Ask The Globe: Have carbon emissions gone down in Canada?
For the duration of the election, The Globe is answering your questions – from fact-checking leaders’ statements to digging deep into policies and promises. Have a question? Tweet it with #AskTheGlobe
Our second selected question comes from reader @PatrykSzu have carbon emissions gone down in Canada? #AskTheGlobe #elxn42
Globe reporter Shawn McCarthy has the answer:
In the debate last week, Conservative Leader Stephen Harper said his government was “the first in history to reduce greenhouse gas emissions while also growing our economy.” He credited the government’s “sector by sector” regulatory approach.
It is true that as of 2013 – the last year for which figures are available – Canada’s total of greenhouse gases (GHG) emissions was 3 per cent lower than it was in 2005, the year before the Conservatives took office. Emissions dropped from 749 megatonnes (MT) in 2005, to 726 MT in 2013. It is also true the economy grew by 13 per cent between 2005 and 2013.
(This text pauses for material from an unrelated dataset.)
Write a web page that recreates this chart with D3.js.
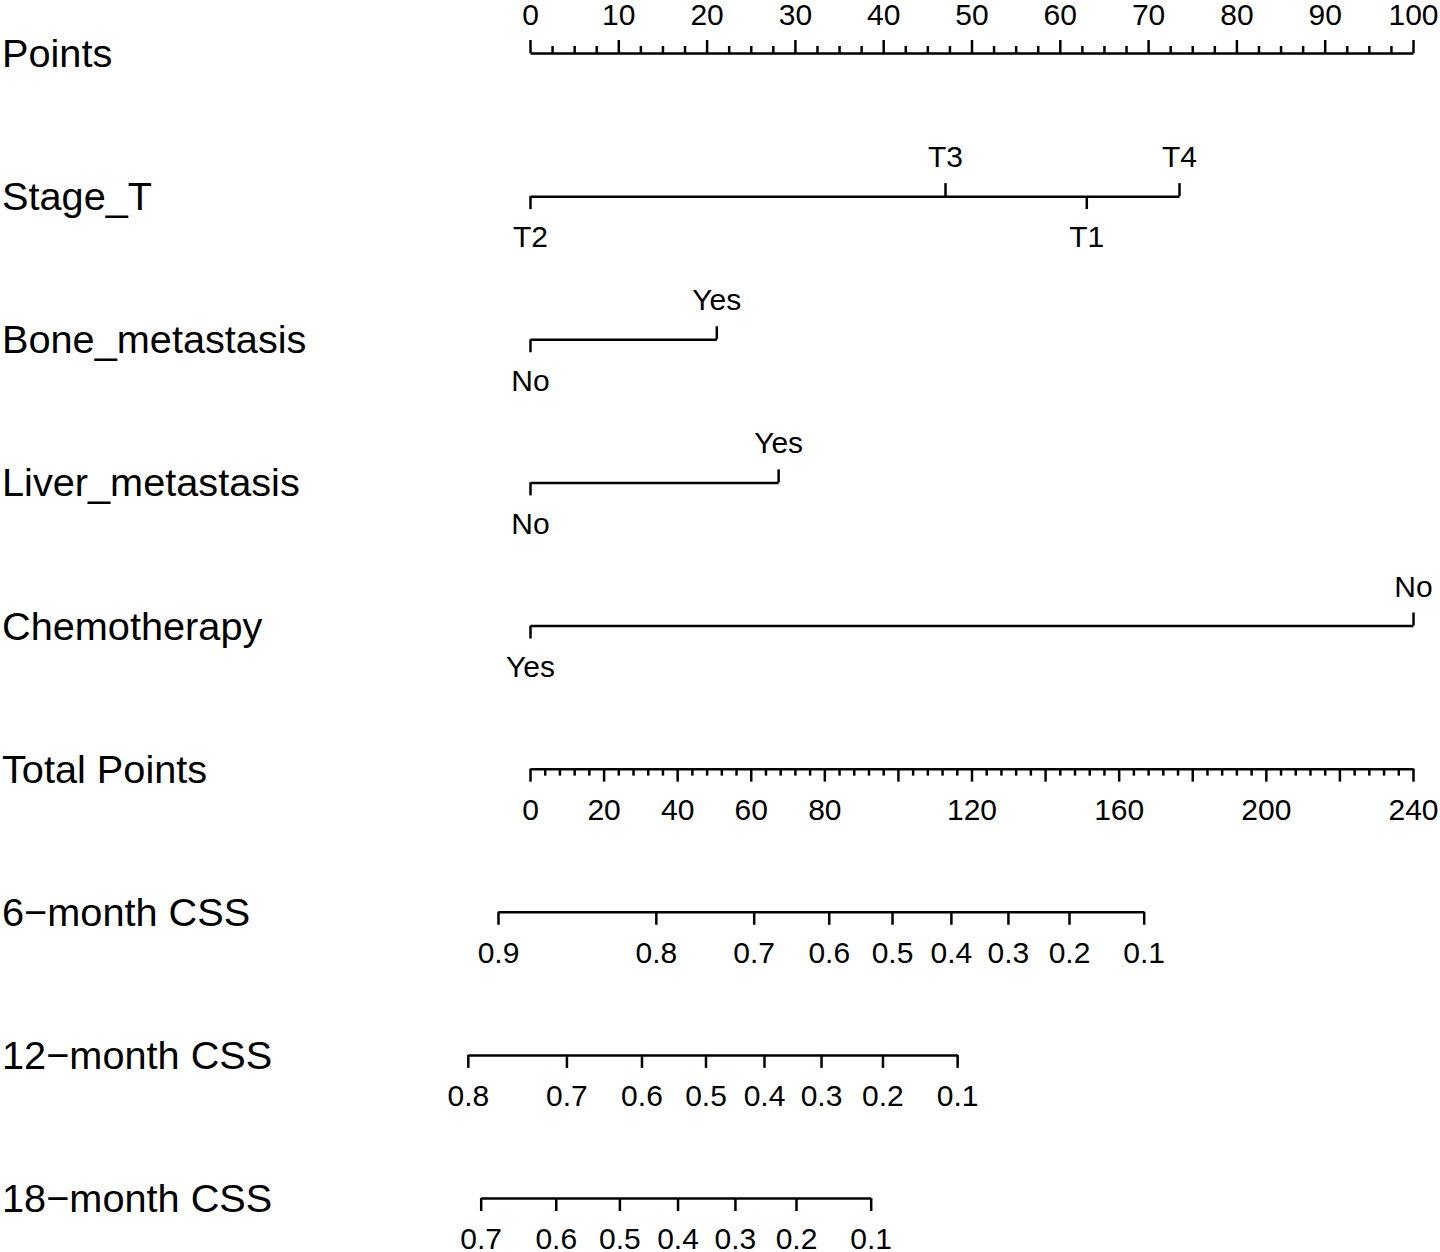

But the drop in emissions came over two years – 2008 and 2009 – when the economy suffered the worst recession since the great depression, according to Environment Canada’s April 2015 submission to the United Nations Framework Convention on Climate Change.
Emissions bottomed out in 2009 at 699 megatonnes, and rose every year between 2009 and 2013, up 4 per cent in that time. Environment Canada forecast they would continue to climb without aggressive new measures. Mr. Harper’s claim to have reduced GHGs may be already out-of-date, given the likelihood of increased emissions in 2014 and this year.
His suggestion that his government’s regulatory approach has resulted in lower emissions is highly suspect. In concert with the Americans, Ottawa tightened automobile mileage standards, but the big payoff from that effort will only felt in future years, as the standards are increased over time. As well, the Conservative government passed ground-breaking regulations to force power sector to phase out traditional, coal-fire plants. But again, the coal regs won’t bite until the end of this decade, with the major impacts not seen until well after 2020. Mr. Harper has refused to regulate GHG emissions from the oil sands, the fastest growing source of GHGs in Canada. The biggest decline between 2005 and 2013 came from the electricity generators. There are no federal climate regs that impact current emissions in the sector, but demand fell due to recession and Ontario phased out of coal-fired power.